İstanbul’daki bir eğitim kurumunda İngilizce öğretmenliği yapan N.S.B, arkadaşlarıyla 17 Ocak’ta gittiği Kadıköy Bağdat Caddesi’nde bir barın tuvaletinde yaşadığını iddia ettiği cinsel taciz ve darp olayına ilişkin hukuk mücadelesi başlattı.
N.S.B’nin avukatı aracılığıyla Anadolu Cumhuriyet Başsavcılığı’na sunulan suç duyurusu dilekçesinde, saat 23.00’e doğru bir Amerikalı, iki de Türk arkadaşıyla Bağdat Caddesi’nde bir bara giden mağdurun kadınlar tuvaletinde tacize uğradığı aktarıldı.
M.S. isimli bir kişinin kadınlar tuvaletine girerek mağduru taciz ettiği anlatılan dilekçede, şoka giren N.S.B’nin çığlık atarak dışarıya ittiği kişinin kaçtığı kaydedildi.
“Polis tutanak tutmadı”
Mağdurun söz konusu kişinin bardan çıkmasını engellemek için durumu çevredekilere yüksek sesle anlattığı ifade edilen dilekçede, bu sırada 20’ye yakın erkeğin N.S.B’ye saldırarak, darp ettikleri savunuldu.
Mekandan ayrılan N.S.B. ve arkadaşlarının M.S’nin barda yönetici pozisyonda bulunduğunu öğrendiği kaydedilen dilekçede, şu ifadelere yer verildi:
“Müvekkil ve arkadaşları, ihbar üzerine mekana gelen 2 polis memuruna olayı anlatmışlardır. Polisler, müvekkile yalnızca avukatı olup olmadığını sormuş ve bir hastaneye giderek, rapor almaları yönünde tavsiyede bulunmuştur. Müvekkille mekana giden polis memurları kapalı olan barın önünde güvenlik görevlilerinin durduğunu görmüşlerdir. Polisler bu şahıslardan şifahen, ‘kavga çıktığı, müvekkil ve arkadaşlarının bu nedenle dışarı atıldığı’ bilgisini almıştır.

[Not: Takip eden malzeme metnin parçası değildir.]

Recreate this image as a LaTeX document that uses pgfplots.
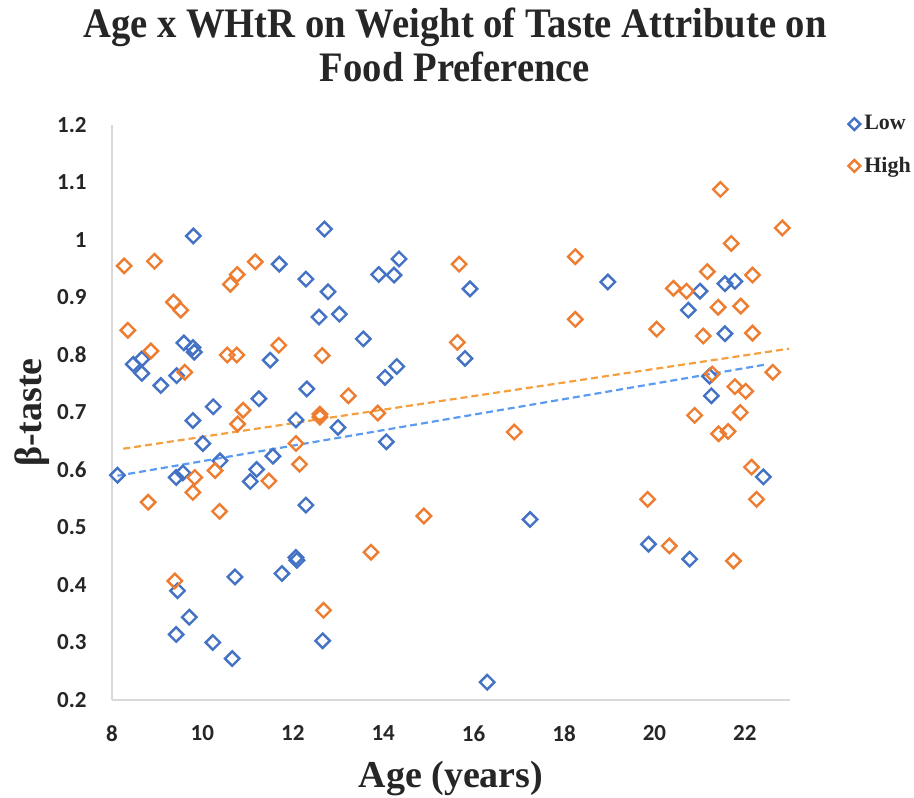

Tutanak tutulmadığı gibi hiçbir araştırma da yapılmamıştır.”
“Vücudunun bir çok bölgesinde darp izi var”
Doktor raporuna göre, N.S.B’nin vücudunun bir çok bölgesinde darp izi bulunduğu belirtilen dilekçede, daha sonra şikayetçiyi arayan bar sahibinin “olayı kendi aralarında halletmeleri, suç duyurusunda bulunmaması” yönünde ikna etmeye çalıştığı, sonrasında da özür dilediği anlatıldı.
N.S.B’nin şikayet konusunda ısrarcı olması üzerine bar sahibi tarafından tehdit edilerek, kendisine hakarette bulunulduğu kaydedilen dilekçede, sonraki görüşmelerde ise mağdura tacizde bulunan kişinin kovulduğu bilgisinin verildiği aktarıldı.
Dilekçede, şüpheli veya şüphelilerin “kasten yaralama” suçunu işledikleri öne sürülerek, “Kadına karşı şiddetin günbegün arttığı ülkemizde gerek bu tip olayların önüne geçmek gerekse mağduriyetlerin azaltılmasını sağlamak adına bu suçu işleyen şahısların tespit edilmesi gerekmektedir” denildi.
Kamera görüntülerinden darp eden şahısların tespit edilmesi talep edilen dilekçede, kamu davası açılması istendi.
Anadolu Cumhuriyet Başsavcılığı, konuya ilişkin soruşturma başlattı.